We'll start by looking into what the existential quantifier means. Assuming the possible values of $x$ are restricted to some set, $\mathbb{X}$, the existential quantifier says that there is at least one value of $x$ where $x\in\mathbb{X}$ and $\mathscr{Y}$ are both true.

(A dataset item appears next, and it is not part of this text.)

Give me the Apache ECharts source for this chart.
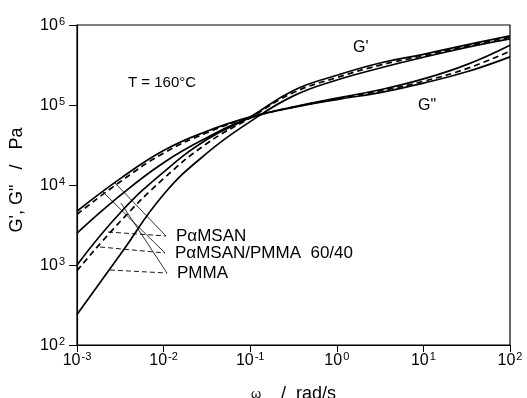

$$x\in\mathbb{X}\land\mathscr{Y}$$

With the purpose of the existential quantifier reduced to a logical expression, let's work on getting the conjuncts in logical terms. Since $\mathscr{Y}$ is a predicate it is already in logical terms. However, $x\in\mathbb{X}$ is a little more complicated. Consider $x$ to be a condition value of some property domain, and $\mathbb{X}$ to be the set of condition values that satisfy some truth function $\alpha$. $$x=(\textbf{A}^n)_\text{CV}\text{ and }\mathbb{X}=\big\{x\big|(\textbf{A}^n)_\alpha|_{(\textbf{A}^n)_\text{CV}}=1\big\}$$ Thus, the quantifier is supported whenever $(\textbf{A}^n)_\alpha\land\mathscr{Y}$ is true, or using generalized truth functions, when $\big((\textbf{A}^n)_\alpha,\mathscr{Y}\big)_\mathtt{0x8}=1$.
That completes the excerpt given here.